Кстати сказать, народная номенклатура американских животных, отражающая простоту утилитарного разумения невежественных пионеров, не обрела покамест патины, покрывающей названия европейской фауны.
55
Строка 334: за ней не явится
«Да явится ли он вообще?» — так обыкновенно загадывал я, все ожидая и ожидая в янтарно-красном сумраке пинг-понгового дружка или старого Джона Шейда.
56
Строка 345: сарай
Этот сарай, а правильнее сказать — овин, в котором в октябре 1956 года (за несколько месяцев до смерти Гэзель Шейд) происходили «некие явления», принадлежал Паулю Гентцнеру, чудаковатому фермеру немецкой породы со старомодными увлечениями вроде таксодермии и сбора трав. Странная выходка атавизма воскресила в нем (согласно Шейду, любившему про него рассказывать, — замечу кстати, что только в эти разы и становился мой милый старый друг несколько нудноват!) «любознательного немца» из тех, что три столетия назад становились отцами первых великих натуралистов. Человек он был по ученым меркам неграмотный, совершенно ничего не понимавший в вещах, удаленных от него в пространстве и времени, но что-то имелось в нем красочное и исконное, утешавшее Джона Шейда гораздо полнее провинциальных утонченностей английского факультета. Он, выказывавший столько разборчивой осмотрительности при выборе попутчиков для своих прогулок, любил через вечер на другой бродить с важным и жилистым немцем по лесным тропинкам Далвича и вкруг полей этого своего знакомца. Будучи охотником до точного слова, он ценил Гентцнера за то, что тот знал «как что называется», — хоть некоторые из предлагаемых тем названий несомненно были местными уродцами или германизмами, а то и чистой воды выдумками старого прохвоста.

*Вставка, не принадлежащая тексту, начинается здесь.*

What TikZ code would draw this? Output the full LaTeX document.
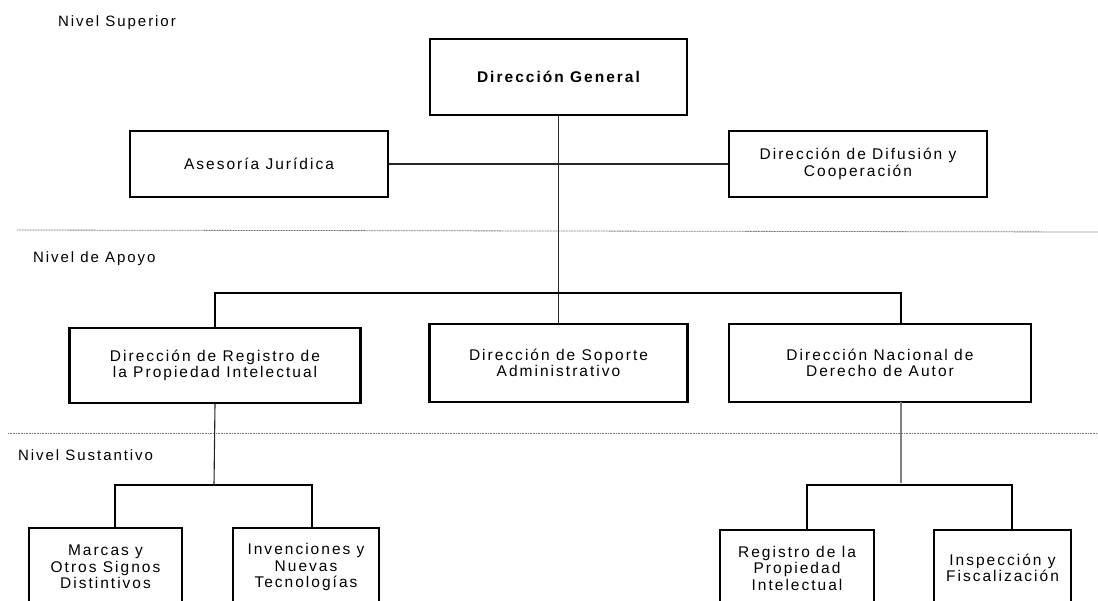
\documentclass[tikz,border=0pt]{standalone}
\usepackage{fontspec}
\setmainfont{Liberation Sans}[LetterSpace=13]
\usetikzlibrary{calc}
\begin{document}
\begin{tikzpicture}[x=1pt,y=-1pt,
  box/.style={draw=black,line width=2.4pt,fill=white,align=center,inner sep=0pt,
    font=\fontsize{15.5}{16.5}\selectfont},
  conn/.style={draw=black!85,line width=1.3pt},
  thick conn/.style={draw=black,line width=2.2pt},
  gconn/.style={draw=black!50,line width=1.6pt},
  level/.style={draw=black!55,line width=0.8pt,dash pattern=on 1pt off 0.6pt},
  lvl/.style={anchor=west,inner sep=0pt,font=\fontsize{15}{16}\selectfont}]
\useasboundingbox (0,0) rectangle (1098,600);
\clip (0,0) rectangle (1098,600);
\fill[white] (0,0) rectangle (1098,600);
% level separators
\draw[level] (17,230) -- (1098,232);
\draw[level] (8,433) -- (1098,433);
% level labels
\node[lvl] (l1) at (58,23) {Nivel Superior};
\node[lvl] (l2) at (33,259) {Nivel de Apoyo};
\node[lvl] (l3) at (18,455) {Nivel Sustantivo};
% boxes
\node[box,minimum width=257,minimum height=76] (dg) at (558.5,77) {\bfseries Dirección General};
\node[box,minimum width=258,minimum height=66] (aj) at (259,164) {Asesoría Jurídica};
\node[box,minimum width=258,minimum height=66] (ddc) at (858,164) {Dirección de Difusión y\\Cooperación};
\node[box,minimum width=291,minimum height=75] (drpi) at (215,365.5) {Dirección de Registro de\\la Propiedad Intelectual};
\node[box,minimum width=258,minimum height=78] (dsa) at (558.5,363) {Dirección de Soporte\\Administrativo};
\node[box,minimum width=302,minimum height=78] (dnda) at (880,363) {Dirección Nacional de\\Derecho de Autor};
\node[box,minimum width=153,minimum height=78] (mar) at (105.5,567) {Marcas y\\Otros Signos\\Distintivos};
\node[box,minimum width=146,minimum height=78] (inv) at (306,567) {Invenciones y\\Nuevas\\Tecnologías};
\node[box,minimum width=154,minimum height=76] (rpi) at (797,568) {Registro de la\\Propiedad\\Intelectual};
\node[box,minimum width=137,minimum height=76] (ins) at (1002.5,568) {Inspección y\\Fiscalización};
% connection points
\coordinate (b2) at (558.5,293);
\coordinate (dnT) at (901,324);
\coordinate (dnB) at (901,402);
\coordinate (lb) at (214,485);
\coordinate (mT) at (115,528);
\coordinate (iT) at (312,528);
\coordinate (rb) at (901,483);
\coordinate (rT) at (807,530);
\coordinate (sT) at (1012,530);
% connectors
\draw[conn] (dg.south) -- (dsa.north);
\draw[conn] (aj.east) -- (ddc.west);
\draw[thick conn] (drpi.north) |- (b2) -| (dnT);
\draw[conn,line width=1.1pt] (drpi.south) -- (lb);
\draw[thick conn] (mT) |- (lb) -| (iT);
\draw[gconn] (dnB) -- (rb);
\draw[thick conn] (rT) |- ($(rb)+(0,2)$) -| (sT);
\end{tikzpicture}
\end{document}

Теперь у него был иной спутник. Ясно помню чудный вечер, когда с языка моего блестящего друга так и сыпались макаронизмы, остроты и анекдоты, которые я браво парировал рассказами о Зембле, повестью о бегстве на волосок от гибели! На опушке Далвичского леса он перебил меня, чтобы показать естественную пещеру в поросшем диким мохом утесе, сбоку тропинки, под цветущим кизилом. В этом месте достойный фермер неизменно останавливался, а однажды, когда они гуляли вместе с его сынишкой, последний, семеня с ними рядом, указал в это место пальчиком и уведомил: «Тут папа писает». Другая история, не такая бессмысленная, поджидала меня на вершине холма, где расстилался прямоугольный участок, заросший молочаем, иван-чаем и вернонией, кишащий бабочками, резко выдступавший из обставшего вкруг золотарника. После того, как жена Гентцнера ушла от него (примерно в 1950-м), забрав с собою ребенка, он продал дом (теперь на месте его кинематограф для автомобилей) и переехал на жительство в город, однако, летними ночами приходил, бывало, со спальным мешком в сарай, что стоял на дальнем краю еще принадлежавшей ему земли, там он однажды и усоп.
Сарай стоял как раз на том сорняковом участке, в который тыкал Шейд любимой тростью тетушки Мод. Однажды воскресным вечером студент, подрабатывающий в гостинице кампуса, и с ним какая-то местная оторва забрели в сарай с той или этой целью; они там болтали или дремали, как вдруг что-то застучало, засверкало, до умопомрачения перепугало обоих и заставило их бежать в значительном беспорядке. Кто их, собственно, вытурил — разгневанный призрак или отвергнутый ухажер, — никого особенно не заботило. Тем не менее «Wordsmith Gazette» («Старейшая студенческая газета США») вцепилась в происшествие и принялась трепать из него начинку, словно шаловливый щенок. Несколько доморощенных психологов повадились прогуливаться в этих местах, и вообще вся история принимала столь явственные очертания студенческого баловства с участием самых отъявленных шалопаев колледжа, что Шейд пожаловался властям, после чего бесполезный сарай снесли как пожароопасный.